Editorial du « Monde ». François Hollande et Emmanuel Macron pourraient célébrer de concert un résultat dans lequel chacun a sa part : en 2019, le régime général de Sécurité sociale devrait afficher un excédent de 700 millions d’euros. Pour la première fois depuis 2001, sous le gouvernement de Lionel Jospin, la « Sécu » va revenir dans le vert. Il suffit de rappeler le déficit record de 2010, 28 milliards d’euros, au plus fort de la crise financière, pour mesurer le chemin parcouru au prix de plans parfois drastiques d’économies, d’une plus grande maîtrise des dépenses de santé et des efforts continus des salariés et des retraités. L’an prochain, toutes les branches devraient être excédentaires, à l’exception de l’Assurance-maladie, qui affichera un déficit de 500 millions d’euros (après 900 millions en 2018 et 4,9 milliards en 2017).

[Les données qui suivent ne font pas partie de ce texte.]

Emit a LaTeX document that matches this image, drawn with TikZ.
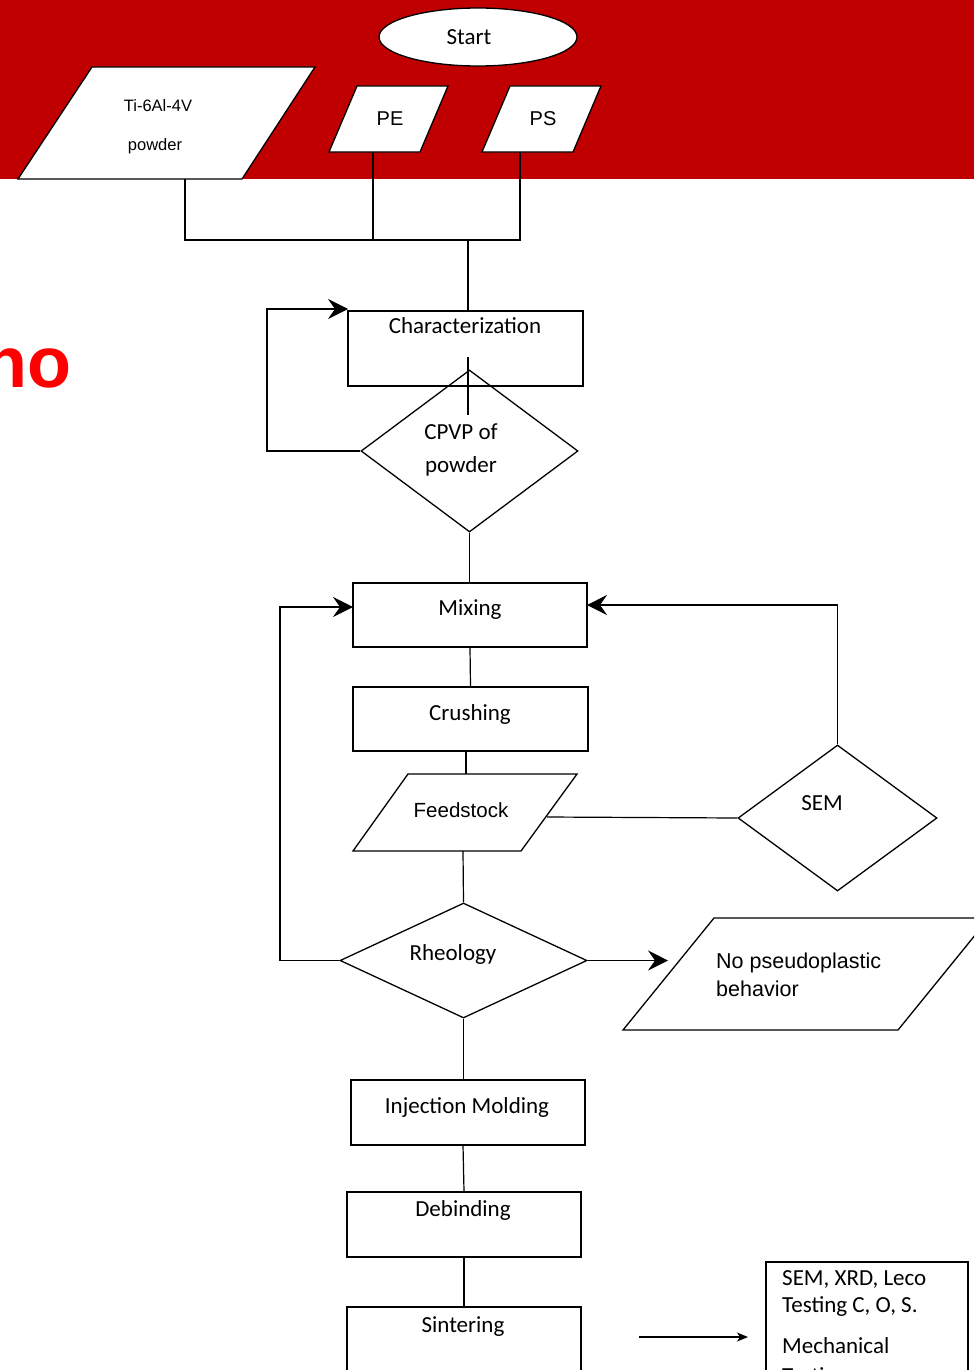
\documentclass[tikz,border=0pt]{standalone}
\usepackage{fontspec}
\setmainfont{Carlito}
\newfontfamily\arial{Liberation Sans}
\usetikzlibrary{shapes.geometric,arrows.meta}
\definecolor{banner}{HTML}{C00000}
\definecolor{hot}{HTML}{FF0000}

\begin{document}
\begin{tikzpicture}[x=1pt,y=-1pt,
  box/.style={draw=black, line width=1.3pt, rectangle, inner sep=0pt},
  dia/.style={draw=black, line width=1.3pt, diamond, inner sep=0pt},
  para/.style={draw=black, fill=white, line width=1.3pt, line join=miter},
  lbl/.style={font=\fontsize{23}{30}\selectfont, anchor=base, inner sep=0pt},
  albl/.style={font=\arial\fontsize{20.5}{27}\selectfont, anchor=base, inner sep=0pt},
  link/.style={draw=black, line width=1.2pt},
  arr/.style={link, -{Stealth[length=20pt,width=20pt,inset=7pt]}},
  sarr/.style={link, -{Stealth[length=11pt,width=9pt,inset=3pt]}},
]
\useasboundingbox (0,0) rectangle (974,1370);
\clip (0,0) rectangle (974,1370);
\fill[white] (0,0) rectangle (974,1370);
\fill[banner] (0,0) rectangle (974,179);

% cut-off word on the left
\node[anchor=base west, inner sep=0pt, text=hot,
      font=\arial\bfseries\fontsize{72}{72}\selectfont] (cutword) at (-17,387) {no};

% start
\node[draw=black, fill=white, line width=1.3pt, ellipse, inner sep=0pt,
      minimum width=198pt, minimum height=58pt] (start) at (478,37) {};
\node[lbl] (startT) at (469,45) {Start};

% input materials
\draw[para] (18,179) -- (242,179) -- (315,67) -- (92,67) -- cycle;
\draw[para] (329,152) -- (420,152) -- (448,86) -- (357,86) -- cycle;
\draw[para] (482,152) -- (573,152) -- (601,86) -- (510,86) -- cycle;
\node[albl, font=\arial\fontsize{16.5}{20}\selectfont] (tiA) at (158,112) {Ti-6Al-4V};
\node[albl, font=\arial\fontsize{16.5}{20}\selectfont] (tiB) at (155,150) {powder};
\node[albl, font=\arial\fontsize{20}{24}\selectfont] (pe) at (390,126) {PE};
\node[albl, font=\arial\fontsize{20}{24}\selectfont] (ps) at (543,126) {PS};

\coordinate (tiOut) at (185,179);
\coordinate (peOut) at (373,152);
\coordinate (psOut) at (520,152);
\coordinate (jL) at (185,240);
\coordinate (jR) at (520,240);
\coordinate (peJ) at (373,240);
\coordinate (jM) at (468,240);

% process boxes
\node[box, minimum width=235pt, minimum height=75pt] (char) at (465.5,348.5) {};
\node[lbl] (charT) at (465,333) {Characterization};
\node[dia, minimum width=217pt, minimum height=162pt] (cpvp) at (469.5,451) {};
\node[lbl] (cpvpA) at (461,439) {CPVP of};
\node[lbl] (cpvpB) at (461,472) {powder};

\node[box, minimum width=234pt, minimum height=64pt] (mix) at (470,615) {};
\node[lbl] (mixT) at (470,615) {Mixing};
\node[box, minimum width=235pt, minimum height=64pt] (crush) at (470.5,719) {};
\node[lbl] (crushT) at (470,720) {Crushing};

\draw[para] (353,851) -- (521,851) -- (577,774) -- (408,774) -- cycle;
\node[albl] (feedT) at (461,817) {Feedstock};
\coordinate (feedTop) at (466,774);
\coordinate (feedR) at (547,817);
\coordinate (feedB) at (463,851);

\node[dia, minimum width=199pt, minimum height=146pt] (sem) at (837.5,818) {};
\node[lbl] (semT) at (822,810) {SEM};

\node[dia, minimum width=247pt, minimum height=115pt] (rheo) at (463.5,960.5) {};
\node[lbl] (rheoT) at (453,960) {Rheology};

\draw[para] (623,1030) -- (898,1030) -- (989,918) -- (714,918) -- cycle;
\node[albl, anchor=base west, font=\arial\fontsize{21.5}{27}\selectfont] (noA) at (716,968) {No pseudoplastic};
\node[albl, anchor=base west, font=\arial\fontsize{21.5}{27}\selectfont] (noB) at (716,996) {behavior};

\node[box, minimum width=234pt, minimum height=65pt] (inj) at (468,1112.5) {};
\node[lbl] (injT) at (467,1113) {Injection Molding};
\node[box, minimum width=234pt, minimum height=65pt] (deb) at (464,1224.5) {};
\node[lbl] (debT) at (463,1216) {Debinding};
\node[box, minimum width=234pt, minimum height=93pt] (sint) at (464,1353.5) {};
\node[lbl] (sintT) at (463,1332) {Sintering};

\node[box, minimum width=202pt, minimum height=138pt] (test) at (867,1331) {};
\node[lbl, anchor=base west] (testA) at (782,1285) {SEM, XRD, Leco};
\node[lbl, anchor=base west] (testB) at (782,1312) {Testing C, O, S.};
\node[lbl, anchor=base west] (testC) at (782,1353) {Mechanical};
\node[lbl, anchor=base west] (testD) at (782,1383) {Testing};

% connectors
\draw[link] (tiOut) -- (jL) -- (jR) -- (psOut);
\draw[link] (peOut) -- (peJ);
\draw[link] (jM) -- (jM |- char.north);

\coordinate (tickA) at (468,357);
\coordinate (tickB) at (468,415);
\draw[link] (tickA) -- (tickB);

\coordinate (loopA) at (267,451);
\coordinate (charIn) at (348,309);
\draw[arr] (cpvp.west) -- (loopA) |- (charIn);

\draw[link] (cpvp.south) -- (cpvp.south |- mix.north);
\draw[link] (mix.south) -- (crush.north);
\draw[link] (crush.south -| feedTop) -- (feedTop);
\draw[link] (feedR) -- (sem.west);

\coordinate (mixR) at (587,605);
\draw[arr] (sem.north) |- (mixR);

\draw[link] (feedB) -- (rheo.north);

\coordinate (loopB) at (280,960.5);
\coordinate (mixL) at (353,607);
\draw[arr] (rheo.west) -- (loopB) |- (mixL);

\coordinate (noIn) at (668,960.5);
\draw[arr] (rheo.east) -- (noIn);

\draw[link] (rheo.south) -- (rheo.south |- inj.north);
\draw[link] (463,1145) -- (deb.north);
\draw[link] (deb.south) -- (sint.north);

\coordinate (outA) at (639,1337);
\coordinate (outB) at (748,1337);
\draw[sarr] (outA) -- (outB);
\end{tikzpicture}
\end{document}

Alors que la croissance subit un gros coup de mou, cette bonne nouvelle est due, dans une large mesure, au quasi-gel des prestations sociales sur les deux prochaines années. En 2019 et en 2020, elles ne seront revalorisées que de 0,3 %, soit bien au-dessous de l’inflation prévue. Cette décision, qui alimente la grogne des retraités, dont 60 % subissent une hausse non compensée de la contribution sociale généralisée (CSG), générera une économie de 3,3 milliards d’euros, dont 1,8 milliard pour le régime général de Sécurité sociale.

Plusieurs mesures favorables

Le projet de loi de financement de la Sécurité sociale (PLFSS) pour 2019 maintient le cap des économies, même si pour Agnès Buzin, ministre des solidarités et de la santé, il vise à « protéger les plus fragiles, investir pour l’avenir et libérer l’économie pour soutenir l’activité ». Le gouvernement, qui doit assurer le financement de son ambitieux plan santé, qui produira ses effets à long terme, a consenti une poire pour la soif : l’objectif national des dépenses d’assurance-maladie (Ondam) a été relevé pour 2019 à 2,5 %, soit 400 millions de plus, c’est-à-dire 3,8 milliards d’euros d’économies au lieu des 4,2 millions préconisés par le Haut Conseil aux finances publiques.

Le PLFSS prévoit ainsi plusieurs mesures favorables aux assurés sociaux. La mise en place de l’offre « 100 % santé », qui instaurera le « reste à charge zéro » pour les prothèses dentaires, auditives et les lunettes, sera lancée à la fin de 2019 et s’échelonnera jusqu’en 2021. En novembre 2019, la couverture maladie universelle complémentaire (CMU-C) va être étendue à 1,2 million de personnes. D’autres améliorations concerneront, par exemple, le congé maternité des travailleuses indépendantes.

Le PLFSS va surtout rétablir, à compter du 1er septembre 2019, l’exonération de cotisations salariales vieillesse de base et complémentaire pour les heures supplémentaires. Cette mesure avait été instaurée par Nicolas Sarkozy, au grand dam de certains syndicats, qui jugeaient qu’elle allait empêcher des créations d’emplois, et supprimée par François Hollande. Ce cadeau aux salariés (600 millions d’euros) ne sera plus compensé par l’Etat mais supporté intégralement par la Sécurité sociale. Une telle innovation met le gouvernement en contradiction avec la loi Veil du 25 juillet 1994, qui prévoit que « toute mesure d’exonération, totale ou partielle, de cotisations de sécurité sociale (…) donne lieu à compensation intégrale aux régimes concernés par le budget de l’Etat ». Quand la « Sécu » revient dans le vert, l’Etat fait peu de cas de son « autonomie » et accroît son emprise politique.